Sadly, no. Let’s start with count distinct alone:
select
created_on as created_on,
COUNT(distinct user_id) as n_active_sessions
from user_session
group by created_on;
created_on | n_active_sessions
------------+-------------------
2023-01-02 | 125438
2023-01-03 | 249017
2023-01-04 | 250564
2023-01-05 | 250028
2023-01-06 | 124927
2023-01-07 | 12436
2023-01-08 | 12564
(7 rows)
Time: 2253.115 ms (00:02.253)
A couple of seconds is going to be hard to beat. Our approximation takes significantly longer:
select
created_on as created_on,
approx_distinct_count(user_id::varchar) as n_approx_active_sessions
from user_session
group by created_on;
created_on | n_approx_active_sessions
------------+--------------------------
2023-01-03 | 225077
2023-01-02 | 124336
2023-01-06 | 138046
2023-01-04 | 233943
2023-01-07 | 13204
2023-01-08 | 11179
2023-01-05 | 251278
(7 rows)
Time: 120344.232 ms (02:00.344)
Uff! That is painful to see. It’s two orders of magnitude slower. It will be pretty hard to make an argument to use a function that produces approximations slower than you can calculate the real figures.
Can we speed it up?
The first thing to notice is that the bucketing function needs to be applied sequentially to every row in our dataset. This means we cannot take advantage of parallelism. Fortunately, we can add another function called a combinefunc
to our aggregate to enable parallel execution.
A combinefunc
takes two distinct states, potentially produced by consuming independent sections of the sequence, and combines them into a single state. This enables Postgres to divide the sequence into any number of sections and to process each row in those sections concurrently. It then combine the results before calculating the final approximation.

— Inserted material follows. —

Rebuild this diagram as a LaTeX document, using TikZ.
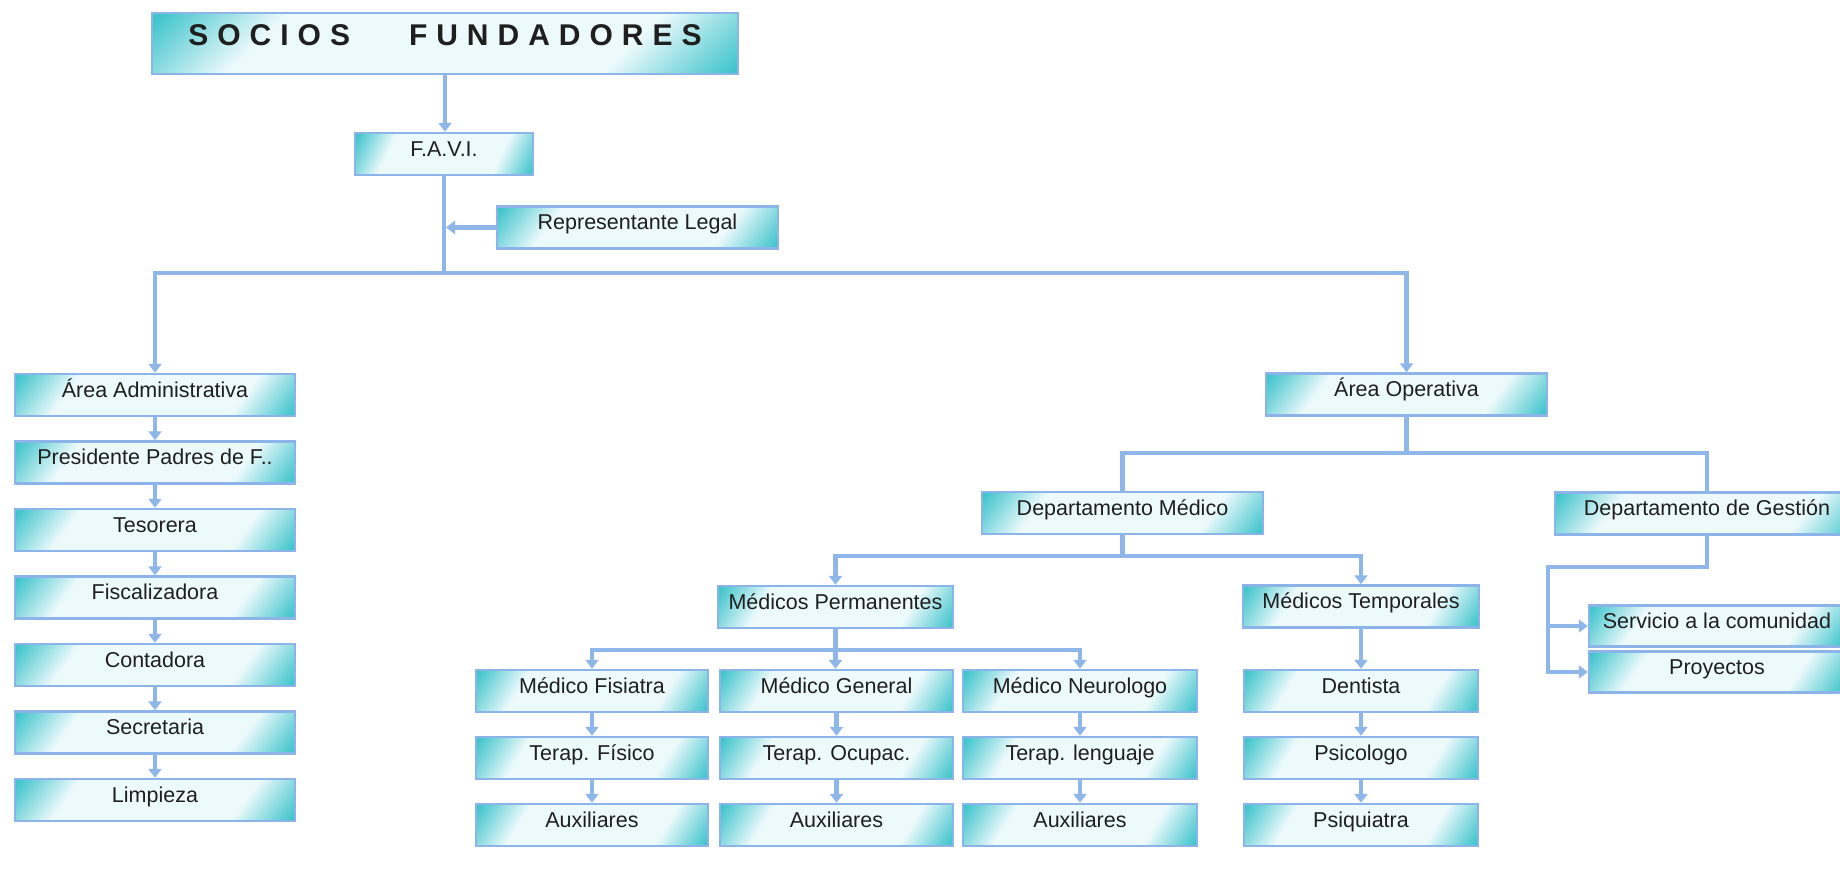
\documentclass[tikz,border=0pt]{standalone}
\usepackage{fontspec}
\setmainfont{Liberation Sans}
\newfontfamily\titlefont[LetterSpace=30]{Liberation Sans}
\usetikzlibrary{arrows.meta}
\definecolor{lnblue}{RGB}{142,182,232}
\definecolor{bdblue}{RGB}{140,180,232}
% diagonal teal - white - teal fill (visible part of a TikZ shading is 25bp..75bp)
\pgfdeclarefunctionalshading{boxf}{\pgfpoint{0bp}{0bp}}{\pgfpoint{100bp}{100bp}}{}{
  50 sub 0.11 mul sub
  dup 34 lt {34 exch sub 11 div} {dup 66 gt {66 sub 11 div} {pop 0} ifelse} ifelse
  dup 1 gt {pop 1} if
  dup 0.25 0.93 sub mul 0.93 add
  exch dup 0.77 0.98 sub mul 0.98 add
  exch 0.80 0.99 sub mul 0.99 add
}
\begin{document}
\begin{tikzpicture}[x=1pt,y=-1pt,
  box/.style={draw=bdblue, line width=2.5pt, shading=boxf,
    minimum height=42pt, inner sep=0pt, text height=10pt, text depth=6pt,
    font=\fontsize{21.5}{24}\selectfont, text=black!88},
  ln/.style={draw=lnblue, line width=4.5pt, line cap=rect},
  arr/.style={draw=lnblue, line width=4.5pt, -{Triangle[width=13pt,length=9pt]}},
]
\useasboundingbox (0,0) rectangle (1840,875);
\fill[white] (0,0) rectangle (1840,875);
\clip (0,0) rectangle (1840,875);

% top
\node[box, minimum width=586pt, minimum height=61pt, text height=12pt, text depth=7pt,
  font=\titlefont\bfseries\fontsize{30}{34}\selectfont] (soc) at (445,43.5) {SOCIOS\hspace{59pt}FUNDADORES};
\node[box, minimum width=178pt] (favi) at (444,154) {F.A.V.I.};
\node[box, minimum width=281pt] (rep) at (637.5,227.5) {Representante Legal};

% left column
\node[box, minimum width=280pt] (aadm) at (155,395) {Área Administrativa};
\node[box, minimum width=280pt] (pres) at (155,462.5) {Presidente Padres de F..};
\node[box, minimum width=280pt] (tes) at (155,530) {Tesorera};
\node[box, minimum width=280pt] (fis) at (155,597.5) {Fiscalizadora};
\node[box, minimum width=280pt] (cont) at (155,665) {Contadora};
\node[box, minimum width=280pt] (sec) at (155,732.5) {Secretaria};
\node[box, minimum width=280pt] (limp) at (155,800) {Limpieza};

% operative area
\node[box, minimum width=281pt] (aop) at (1406.5,394.5) {Área Operativa};
\node[box, minimum width=281pt] (dmed) at (1122.5,513) {Departamento Médico};
\node[box, minimum width=304pt] (dges) at (1707,513.5) {Departamento de Gestión};
\node[box, minimum width=235pt] (mperm) at (835.5,607) {Médicos Permanentes};
\node[box, minimum width=236pt] (mtemp) at (1361,606.5) {Médicos Temporales};

\node[box, minimum width=232pt] (mfis) at (592,691) {Médico Fisiatra};
\node[box, minimum width=233pt] (mgen) at (836.5,691) {Médico General};
\node[box, minimum width=234pt] (mneu) at (1080,691) {Médico Neurologo};
\node[box, minimum width=232pt] (tfis) at (592,758) {Terap. Físico};
\node[box, minimum width=233pt] (tocu) at (836.5,758) {Terap. Ocupac.};
\node[box, minimum width=234pt] (tlen) at (1080,758) {Terap. lenguaje};
\node[box, minimum width=232pt] (aux1) at (592,825) {Auxiliares};
\node[box, minimum width=233pt] (aux2) at (836.5,825) {Auxiliares};
\node[box, minimum width=234pt] (aux3) at (1080,825) {Auxiliares};

\node[box, minimum width=234pt] (dent) at (1361,691) {Dentista};
\node[box, minimum width=234pt] (psico) at (1361,758) {Psicologo};
\node[box, minimum width=234pt] (psiq) at (1361,825) {Psiquiatra};

\node[box, minimum width=256pt, minimum height=41pt] (serv) at (1717,626) {Servicio a la comunidad};
\node[box, minimum width=256pt, minimum height=41pt] (proy) at (1717,672) {Proyectos};

% junctions
\coordinate (j1) at (445,273);
\coordinate (j2) at (1407,453);
\coordinate (j3) at (1125,556);
\coordinate (j4) at (837,650);
\coordinate (g1) at (1548,567);

% connectors
\draw[arr] (soc.south) -- (soc.south |- favi.north);
\draw[ln] (favi.south) -- (favi.south |- j1);
\draw[arr, shorten >=2pt] (rep.west) -- (rep.west -| favi.south);
\draw[ln] (aadm.north |- j1) -- (aop.north |- j1);
\draw[arr] (aadm.north |- j1) -- (aadm.north);
\draw[arr] (aop.north |- j1) -- (aop.north);

\foreach \a/\b in {aadm/pres, pres/tes, tes/fis, fis/cont, cont/sec, sec/limp}
  \draw[arr] (\a.south) -- (\b.north);

\draw[ln] (aop.south) -- (aop.south |- j2);
\draw[ln] (dmed.north |- j2) -- (dges.north |- j2);
\draw[ln] (dmed.north |- j2) -- (dmed.north);
\draw[ln] (dges.north |- j2) -- (dges.north);

\draw[ln] (dmed.south) -- (dmed.south |- j3);
\draw[ln] (mperm.north |- j3) -- (mtemp.north |- j3);
\draw[arr] (mperm.north |- j3) -- (mperm.north);
\draw[arr] (mtemp.north |- j3) -- (mtemp.north);

\draw[arr] (mperm.south) -- (mperm.south |- mgen.north);
\draw[ln] (mfis.north |- j4) -- (mneu.north |- j4);
\draw[arr] (mfis.north |- j4) -- (mfis.north);
\draw[arr] (mneu.north |- j4) -- (mneu.north);

\foreach \a/\b in {mfis/tfis, tfis/aux1, mgen/tocu, tocu/aux2, mneu/tlen, tlen/aux3, mtemp/dent, dent/psico, psico/psiq}
  \draw[arr] (\a.south) -- (\b.north);

\draw[ln] (dges.south) |- (g1) -- (g1 |- proy.west);
\draw[arr] (g1 |- serv.west) -- (serv.west);
\draw[arr] (g1 |- proy.west) -- (proy.west);
\end{tikzpicture}
\end{document}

create or replace function
bucket_combine(left_state bucketed_result[], right_state bucketed_result[])
returns bucketed_result[]
language sql immutable strict parallel safe as
$$
select array(
select
(
COALESCE(left_state_table.bucket_num, right_state_table.bucket_num),
GREATEST(left_state_table.bucket_hash, right_state_table.bucket_hash)
)::bucketed_result
from
UNNEST(left_state) as left_state_table
full outer join
UNNEST(right_state) as right_state_table
on left_state_table.bucket_num = right_state_table.bucket_num
)
$$;
Similar to the bucketing function, we unnest each state and perform a full outer join. This time, however, we ensure that we keep any bucket_num
in either the left or the right state alongside the longest observed bucket_hash
for each bucket.
We can add it to the aggregate with:
create or replace aggregate
approx_distinct_count(varchar) (
SFUNC = bucket,
STYPE = bucketed_result[],
FINALFUNC = hll,
COMBINEFUNC = bucket_combine,
INITCOND = '{}',
PARALLEL = safe
);
Even if the method is not very fast, this should perform faster because Postgres can make use of more than one core of the machine at a time. So, how much does this speed our query up?
select
created_on as created_on,
approx_distinct_count(user_id::varchar) as n_approx_active_sessions
from user_session
group by created_on;
created_on | n_approx_active_sessions
------------+--------------------------
2023-01-02 | 124336
2023-01-03 | 225077
2023-01-04 | 233943
2023-01-05 | 251278
2023-01-06 | 138046
2023-01-07 | 13204
2023-01-08 | 11179
(7 rows)
Time: 42966.308 ms (00:42.966)
Well, we have gone from a horrific 120 seconds to 40, which is an improvement. The truth is, however, we are far from the promise of a fast approximation.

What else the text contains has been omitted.